Singapore's non-oil domestic exports (Nodx) defied economists' expectations to surge 18.5 per cent in March over the same month last year, the fastest pace in more than three years. Economists had expected non-oil domestic exports to contract 1.1. per cent over last year.
Shipments to all of Singapore's top 10 export markets, except Indonesia and Japan, rose in March, with the top three contributors to growth being the European Union, the United States and Malaysia, according to statistics released on Friday by International Enterprise (IE) Singapore.
This is what some economists are saying about the latest numbers.
Daniel Wilson, ANZ:
"The surge brought domestic shipments in the first quarter up 4.8 per cent over last year. First quarter growth will be revised higher next month, from the 2.1 per cent released earlier this week. However, we feel it is too early to extrapolate these results as a new trend."
Francis Tan, UOB:
"The strong export growth in Singapore for March was in stark contrast to the recent spate of poor export numbers across a number of Asian economies. For instance, countries such as China, South Korea, Taiwan, and Indonesia all reported declines in exports for the month of March.

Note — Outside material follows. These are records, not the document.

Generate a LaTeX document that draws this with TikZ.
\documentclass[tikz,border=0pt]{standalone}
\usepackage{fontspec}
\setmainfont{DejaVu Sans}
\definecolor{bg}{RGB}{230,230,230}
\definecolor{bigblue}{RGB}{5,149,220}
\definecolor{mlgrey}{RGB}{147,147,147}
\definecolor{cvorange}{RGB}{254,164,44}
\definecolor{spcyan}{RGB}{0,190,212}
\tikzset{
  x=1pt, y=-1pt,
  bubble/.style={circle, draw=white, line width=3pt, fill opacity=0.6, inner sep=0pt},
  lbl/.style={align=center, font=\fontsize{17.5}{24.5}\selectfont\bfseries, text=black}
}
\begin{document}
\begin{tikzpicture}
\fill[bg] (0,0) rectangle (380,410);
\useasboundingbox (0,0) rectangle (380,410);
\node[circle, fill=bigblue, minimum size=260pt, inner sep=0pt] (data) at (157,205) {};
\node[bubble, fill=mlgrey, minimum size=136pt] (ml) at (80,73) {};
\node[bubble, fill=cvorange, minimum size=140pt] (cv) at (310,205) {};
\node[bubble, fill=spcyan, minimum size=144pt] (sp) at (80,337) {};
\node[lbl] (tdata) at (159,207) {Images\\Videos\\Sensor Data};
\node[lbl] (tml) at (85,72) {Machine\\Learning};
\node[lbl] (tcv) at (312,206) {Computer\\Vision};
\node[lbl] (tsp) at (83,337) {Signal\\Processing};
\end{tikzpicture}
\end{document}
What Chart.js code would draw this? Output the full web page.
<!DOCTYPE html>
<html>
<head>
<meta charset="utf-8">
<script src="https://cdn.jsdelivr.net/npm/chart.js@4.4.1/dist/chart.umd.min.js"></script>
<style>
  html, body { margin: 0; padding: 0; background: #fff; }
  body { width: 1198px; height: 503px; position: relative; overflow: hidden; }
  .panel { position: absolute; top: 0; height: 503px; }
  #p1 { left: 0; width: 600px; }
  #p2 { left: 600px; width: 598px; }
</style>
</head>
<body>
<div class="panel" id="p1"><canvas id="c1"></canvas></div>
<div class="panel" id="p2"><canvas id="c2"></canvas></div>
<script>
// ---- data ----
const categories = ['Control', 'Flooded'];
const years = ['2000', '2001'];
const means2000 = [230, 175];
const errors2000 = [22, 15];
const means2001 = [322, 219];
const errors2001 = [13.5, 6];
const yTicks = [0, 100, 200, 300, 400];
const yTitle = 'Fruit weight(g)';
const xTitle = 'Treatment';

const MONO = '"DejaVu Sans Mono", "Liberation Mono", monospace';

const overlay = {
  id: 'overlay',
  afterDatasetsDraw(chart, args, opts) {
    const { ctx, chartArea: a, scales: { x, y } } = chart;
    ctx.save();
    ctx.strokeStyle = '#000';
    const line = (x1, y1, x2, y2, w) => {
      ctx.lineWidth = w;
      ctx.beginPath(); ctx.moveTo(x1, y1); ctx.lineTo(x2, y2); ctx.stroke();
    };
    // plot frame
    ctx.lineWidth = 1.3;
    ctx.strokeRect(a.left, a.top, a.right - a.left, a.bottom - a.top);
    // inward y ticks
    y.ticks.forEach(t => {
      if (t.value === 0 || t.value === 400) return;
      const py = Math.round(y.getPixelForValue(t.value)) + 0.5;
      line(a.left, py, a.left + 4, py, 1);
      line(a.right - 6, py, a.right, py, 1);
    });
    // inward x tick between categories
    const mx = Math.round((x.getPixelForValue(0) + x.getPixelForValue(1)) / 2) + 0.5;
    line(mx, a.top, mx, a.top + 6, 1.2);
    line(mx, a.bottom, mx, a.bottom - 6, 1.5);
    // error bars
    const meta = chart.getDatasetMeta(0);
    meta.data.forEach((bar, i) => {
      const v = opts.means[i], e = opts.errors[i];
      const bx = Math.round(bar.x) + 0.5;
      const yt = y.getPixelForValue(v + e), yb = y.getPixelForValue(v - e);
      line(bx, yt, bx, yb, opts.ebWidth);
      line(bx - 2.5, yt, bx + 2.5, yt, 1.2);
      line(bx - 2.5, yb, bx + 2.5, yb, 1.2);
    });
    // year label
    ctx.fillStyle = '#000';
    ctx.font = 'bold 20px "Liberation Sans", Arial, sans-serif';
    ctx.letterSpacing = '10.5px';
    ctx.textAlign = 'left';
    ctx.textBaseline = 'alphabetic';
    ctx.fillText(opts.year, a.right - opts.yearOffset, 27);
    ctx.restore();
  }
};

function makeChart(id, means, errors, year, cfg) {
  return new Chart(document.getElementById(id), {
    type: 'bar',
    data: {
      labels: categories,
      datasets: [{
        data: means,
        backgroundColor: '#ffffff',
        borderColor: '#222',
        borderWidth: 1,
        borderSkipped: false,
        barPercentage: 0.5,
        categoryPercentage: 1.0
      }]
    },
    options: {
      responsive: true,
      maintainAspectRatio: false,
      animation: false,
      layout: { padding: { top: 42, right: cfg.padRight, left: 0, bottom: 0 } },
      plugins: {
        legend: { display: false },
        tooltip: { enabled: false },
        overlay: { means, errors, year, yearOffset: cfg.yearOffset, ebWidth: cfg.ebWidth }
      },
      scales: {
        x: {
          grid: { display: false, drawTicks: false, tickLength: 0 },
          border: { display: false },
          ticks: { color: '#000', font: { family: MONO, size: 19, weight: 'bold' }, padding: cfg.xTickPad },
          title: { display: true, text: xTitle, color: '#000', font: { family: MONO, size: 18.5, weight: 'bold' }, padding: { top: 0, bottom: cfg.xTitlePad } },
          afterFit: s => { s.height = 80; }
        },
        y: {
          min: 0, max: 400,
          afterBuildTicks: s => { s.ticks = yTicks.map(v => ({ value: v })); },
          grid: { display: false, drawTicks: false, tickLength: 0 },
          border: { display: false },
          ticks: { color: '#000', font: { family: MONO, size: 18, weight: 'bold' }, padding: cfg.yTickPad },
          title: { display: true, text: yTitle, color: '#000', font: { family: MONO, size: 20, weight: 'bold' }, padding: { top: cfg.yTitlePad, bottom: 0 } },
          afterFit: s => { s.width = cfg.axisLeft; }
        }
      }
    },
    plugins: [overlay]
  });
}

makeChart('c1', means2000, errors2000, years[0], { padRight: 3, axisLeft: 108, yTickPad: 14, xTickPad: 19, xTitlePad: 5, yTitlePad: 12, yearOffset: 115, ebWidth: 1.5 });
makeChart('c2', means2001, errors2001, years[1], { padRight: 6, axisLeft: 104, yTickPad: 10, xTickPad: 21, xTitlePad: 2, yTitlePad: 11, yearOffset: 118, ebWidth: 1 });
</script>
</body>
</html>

We advise caution to be overly jubilant on Singapore's March export performance relative to these economies. The key reason is that the two main export segments (electronics and pharmaceuticals, comprising 23 per cent of overall Nodx in 2014) only saw strong year-on-year growth due to a very weak base in the same month a year ago."
Kit Wei Zheng, Citi:
"Whether the March data represents a break out from the see-saw in monthly trade and manufacturing remains to be seen. The tepid rise in "core" NODX...do not point to a strong pick up in underlying demand. Pharma exports are volatile, and new orders for marine and offshore engineering may not recover even if oil prices rise."